[Collected data entries]
**********

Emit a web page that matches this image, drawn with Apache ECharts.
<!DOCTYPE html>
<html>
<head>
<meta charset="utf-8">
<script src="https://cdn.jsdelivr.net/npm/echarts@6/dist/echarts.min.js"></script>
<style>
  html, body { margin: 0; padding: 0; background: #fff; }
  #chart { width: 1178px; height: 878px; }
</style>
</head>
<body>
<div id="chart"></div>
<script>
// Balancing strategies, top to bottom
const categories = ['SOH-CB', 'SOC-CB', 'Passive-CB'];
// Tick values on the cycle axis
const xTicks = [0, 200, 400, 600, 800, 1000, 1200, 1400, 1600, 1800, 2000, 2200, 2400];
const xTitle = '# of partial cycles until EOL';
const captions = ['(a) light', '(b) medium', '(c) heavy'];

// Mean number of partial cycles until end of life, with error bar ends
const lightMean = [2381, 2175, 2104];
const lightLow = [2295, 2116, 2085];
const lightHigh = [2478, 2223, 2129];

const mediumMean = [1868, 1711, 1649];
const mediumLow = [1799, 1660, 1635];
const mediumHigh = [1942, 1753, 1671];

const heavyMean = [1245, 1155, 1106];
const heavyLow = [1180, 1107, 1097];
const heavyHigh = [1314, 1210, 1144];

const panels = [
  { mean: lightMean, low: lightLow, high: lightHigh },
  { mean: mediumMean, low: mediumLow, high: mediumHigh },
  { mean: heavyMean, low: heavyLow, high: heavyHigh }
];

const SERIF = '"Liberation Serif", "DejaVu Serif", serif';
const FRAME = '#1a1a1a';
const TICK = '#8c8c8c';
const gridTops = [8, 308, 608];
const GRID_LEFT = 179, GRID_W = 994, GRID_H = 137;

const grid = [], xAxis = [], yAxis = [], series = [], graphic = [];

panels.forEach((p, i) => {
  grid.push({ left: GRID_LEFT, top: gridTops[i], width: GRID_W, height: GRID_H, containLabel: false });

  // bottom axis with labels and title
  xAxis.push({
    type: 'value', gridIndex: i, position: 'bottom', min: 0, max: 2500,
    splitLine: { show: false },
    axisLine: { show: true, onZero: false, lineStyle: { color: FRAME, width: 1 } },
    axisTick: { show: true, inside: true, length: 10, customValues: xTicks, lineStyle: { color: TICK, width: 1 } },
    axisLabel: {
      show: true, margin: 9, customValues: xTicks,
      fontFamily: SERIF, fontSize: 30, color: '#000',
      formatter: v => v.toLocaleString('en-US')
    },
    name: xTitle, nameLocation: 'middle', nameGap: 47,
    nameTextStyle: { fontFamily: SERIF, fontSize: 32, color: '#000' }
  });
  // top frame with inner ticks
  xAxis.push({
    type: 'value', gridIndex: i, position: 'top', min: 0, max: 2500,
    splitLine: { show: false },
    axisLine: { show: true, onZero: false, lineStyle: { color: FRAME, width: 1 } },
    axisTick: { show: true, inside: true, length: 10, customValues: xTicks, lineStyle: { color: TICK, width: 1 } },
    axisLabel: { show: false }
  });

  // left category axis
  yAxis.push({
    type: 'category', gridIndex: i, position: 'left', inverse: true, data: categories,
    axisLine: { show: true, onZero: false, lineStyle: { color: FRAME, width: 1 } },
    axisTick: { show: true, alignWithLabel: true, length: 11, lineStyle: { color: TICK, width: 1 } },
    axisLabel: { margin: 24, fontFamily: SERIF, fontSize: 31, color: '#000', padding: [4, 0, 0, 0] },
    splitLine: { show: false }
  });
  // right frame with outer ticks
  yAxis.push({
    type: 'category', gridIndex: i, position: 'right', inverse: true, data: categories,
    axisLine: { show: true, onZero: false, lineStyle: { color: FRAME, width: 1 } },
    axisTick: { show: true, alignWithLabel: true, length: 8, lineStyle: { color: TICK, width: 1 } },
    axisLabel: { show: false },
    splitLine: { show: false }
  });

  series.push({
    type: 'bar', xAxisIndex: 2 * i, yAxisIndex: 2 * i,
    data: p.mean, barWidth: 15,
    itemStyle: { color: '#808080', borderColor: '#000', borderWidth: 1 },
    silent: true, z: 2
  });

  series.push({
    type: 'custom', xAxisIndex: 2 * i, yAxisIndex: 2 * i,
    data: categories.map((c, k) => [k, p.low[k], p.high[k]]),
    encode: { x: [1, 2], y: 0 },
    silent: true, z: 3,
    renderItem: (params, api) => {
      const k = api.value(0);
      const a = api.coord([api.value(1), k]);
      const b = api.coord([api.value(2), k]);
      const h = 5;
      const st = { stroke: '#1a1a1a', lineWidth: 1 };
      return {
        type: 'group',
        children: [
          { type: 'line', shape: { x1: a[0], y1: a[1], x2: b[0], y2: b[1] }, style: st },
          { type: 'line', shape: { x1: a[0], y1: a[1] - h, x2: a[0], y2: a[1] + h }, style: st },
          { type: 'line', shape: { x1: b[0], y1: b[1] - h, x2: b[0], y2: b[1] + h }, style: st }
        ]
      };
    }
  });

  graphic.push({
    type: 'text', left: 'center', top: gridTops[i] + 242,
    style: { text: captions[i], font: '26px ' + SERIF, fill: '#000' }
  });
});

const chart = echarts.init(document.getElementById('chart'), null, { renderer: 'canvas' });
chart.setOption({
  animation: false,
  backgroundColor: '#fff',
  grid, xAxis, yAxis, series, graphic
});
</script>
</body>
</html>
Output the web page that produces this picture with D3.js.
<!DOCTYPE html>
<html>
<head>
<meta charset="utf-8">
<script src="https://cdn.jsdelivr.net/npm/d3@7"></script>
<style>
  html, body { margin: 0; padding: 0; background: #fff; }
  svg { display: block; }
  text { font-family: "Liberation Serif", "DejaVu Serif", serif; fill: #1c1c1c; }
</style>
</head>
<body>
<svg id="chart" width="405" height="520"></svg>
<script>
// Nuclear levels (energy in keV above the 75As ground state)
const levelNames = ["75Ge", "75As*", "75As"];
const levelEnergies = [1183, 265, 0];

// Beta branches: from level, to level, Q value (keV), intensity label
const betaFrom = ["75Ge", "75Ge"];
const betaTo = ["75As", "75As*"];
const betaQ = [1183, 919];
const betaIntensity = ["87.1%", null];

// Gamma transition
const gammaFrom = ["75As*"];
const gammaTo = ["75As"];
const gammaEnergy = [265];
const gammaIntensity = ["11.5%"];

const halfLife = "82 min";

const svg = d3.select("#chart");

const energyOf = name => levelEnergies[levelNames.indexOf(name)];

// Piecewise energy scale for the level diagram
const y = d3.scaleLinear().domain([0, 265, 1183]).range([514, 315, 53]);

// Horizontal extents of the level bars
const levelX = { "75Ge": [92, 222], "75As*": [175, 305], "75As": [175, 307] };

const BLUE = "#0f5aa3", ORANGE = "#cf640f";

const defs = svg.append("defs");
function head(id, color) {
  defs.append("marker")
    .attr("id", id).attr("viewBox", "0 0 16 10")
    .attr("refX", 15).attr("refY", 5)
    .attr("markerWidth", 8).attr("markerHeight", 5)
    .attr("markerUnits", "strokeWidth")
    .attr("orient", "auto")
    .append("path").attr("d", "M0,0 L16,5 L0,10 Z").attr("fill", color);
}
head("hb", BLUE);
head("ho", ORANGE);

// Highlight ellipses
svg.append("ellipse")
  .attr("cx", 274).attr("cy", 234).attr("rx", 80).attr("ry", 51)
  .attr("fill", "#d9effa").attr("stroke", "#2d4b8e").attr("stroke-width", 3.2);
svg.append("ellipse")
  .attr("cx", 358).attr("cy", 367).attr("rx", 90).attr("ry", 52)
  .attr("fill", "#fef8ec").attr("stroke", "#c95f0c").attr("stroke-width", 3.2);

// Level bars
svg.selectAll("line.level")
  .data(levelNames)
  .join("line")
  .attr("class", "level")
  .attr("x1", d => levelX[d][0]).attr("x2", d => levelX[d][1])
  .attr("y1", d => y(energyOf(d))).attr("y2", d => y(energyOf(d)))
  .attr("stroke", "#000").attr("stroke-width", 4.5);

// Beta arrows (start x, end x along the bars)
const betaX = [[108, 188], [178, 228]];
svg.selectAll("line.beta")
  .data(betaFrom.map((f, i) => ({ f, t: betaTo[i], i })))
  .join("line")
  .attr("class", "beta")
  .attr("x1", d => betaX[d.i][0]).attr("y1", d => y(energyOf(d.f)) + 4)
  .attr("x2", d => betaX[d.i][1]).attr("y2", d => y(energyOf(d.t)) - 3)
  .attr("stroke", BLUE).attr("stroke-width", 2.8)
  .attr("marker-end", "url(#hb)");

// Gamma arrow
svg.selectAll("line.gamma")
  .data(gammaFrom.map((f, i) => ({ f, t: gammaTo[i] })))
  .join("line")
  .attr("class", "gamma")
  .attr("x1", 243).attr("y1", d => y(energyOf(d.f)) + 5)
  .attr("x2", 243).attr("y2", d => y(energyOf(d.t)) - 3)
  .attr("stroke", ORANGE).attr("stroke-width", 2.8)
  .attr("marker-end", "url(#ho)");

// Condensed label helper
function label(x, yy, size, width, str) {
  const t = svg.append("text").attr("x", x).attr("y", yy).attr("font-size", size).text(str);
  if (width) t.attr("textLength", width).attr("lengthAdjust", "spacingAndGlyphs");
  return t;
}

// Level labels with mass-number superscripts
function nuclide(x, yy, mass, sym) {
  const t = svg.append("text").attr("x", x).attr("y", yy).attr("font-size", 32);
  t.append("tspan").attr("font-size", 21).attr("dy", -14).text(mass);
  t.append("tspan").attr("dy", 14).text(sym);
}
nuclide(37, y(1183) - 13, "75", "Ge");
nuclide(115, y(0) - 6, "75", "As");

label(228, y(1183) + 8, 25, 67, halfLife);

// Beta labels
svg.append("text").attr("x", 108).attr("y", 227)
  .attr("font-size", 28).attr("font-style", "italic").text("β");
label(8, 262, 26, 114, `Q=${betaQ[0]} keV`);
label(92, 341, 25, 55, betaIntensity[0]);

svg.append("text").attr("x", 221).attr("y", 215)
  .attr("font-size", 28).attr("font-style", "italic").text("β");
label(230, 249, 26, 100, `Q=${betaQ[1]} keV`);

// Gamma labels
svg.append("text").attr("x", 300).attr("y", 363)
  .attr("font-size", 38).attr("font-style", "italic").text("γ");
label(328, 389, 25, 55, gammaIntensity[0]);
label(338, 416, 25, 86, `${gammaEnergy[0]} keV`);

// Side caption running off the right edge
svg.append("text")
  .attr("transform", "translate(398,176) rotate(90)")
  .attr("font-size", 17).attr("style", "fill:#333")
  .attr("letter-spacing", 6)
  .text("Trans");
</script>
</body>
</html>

**********

TASK OBJECTIVE →
Reproduce exactly the lines from the line with "Output the web" through the line with "1183]).range([514, 315, 53]);", both end lines included, and only those lines.

CORRECT ANSWER →
Output the web page that produces this picture with D3.js.
<!DOCTYPE html>
<html>
<head>
<meta charset="utf-8">
<script src="https://cdn.jsdelivr.net/npm/d3@7"></script>
<style>
  html, body { margin: 0; padding: 0; background: #fff; }
  svg { display: block; }
  text { font-family: "Liberation Serif", "DejaVu Serif", serif; fill: #1c1c1c; }
</style>
</head>
<body>
<svg id="chart" width="405" height="520"></svg>
<script>
// Nuclear levels (energy in keV above the 75As ground state)
const levelNames = ["75Ge", "75As*", "75As"];
const levelEnergies = [1183, 265, 0];

// Beta branches: from level, to level, Q value (keV), intensity label
const betaFrom = ["75Ge", "75Ge"];
const betaTo = ["75As", "75As*"];
const betaQ = [1183, 919];
const betaIntensity = ["87.1%", null];

// Gamma transition
const gammaFrom = ["75As*"];
const gammaTo = ["75As"];
const gammaEnergy = [265];
const gammaIntensity = ["11.5%"];

const halfLife = "82 min";

const svg = d3.select("#chart");

const energyOf = name => levelEnergies[levelNames.indexOf(name)];

// Piecewise energy scale for the level diagram
const y = d3.scaleLinear().domain([0, 265, 1183]).range([514, 315, 53]);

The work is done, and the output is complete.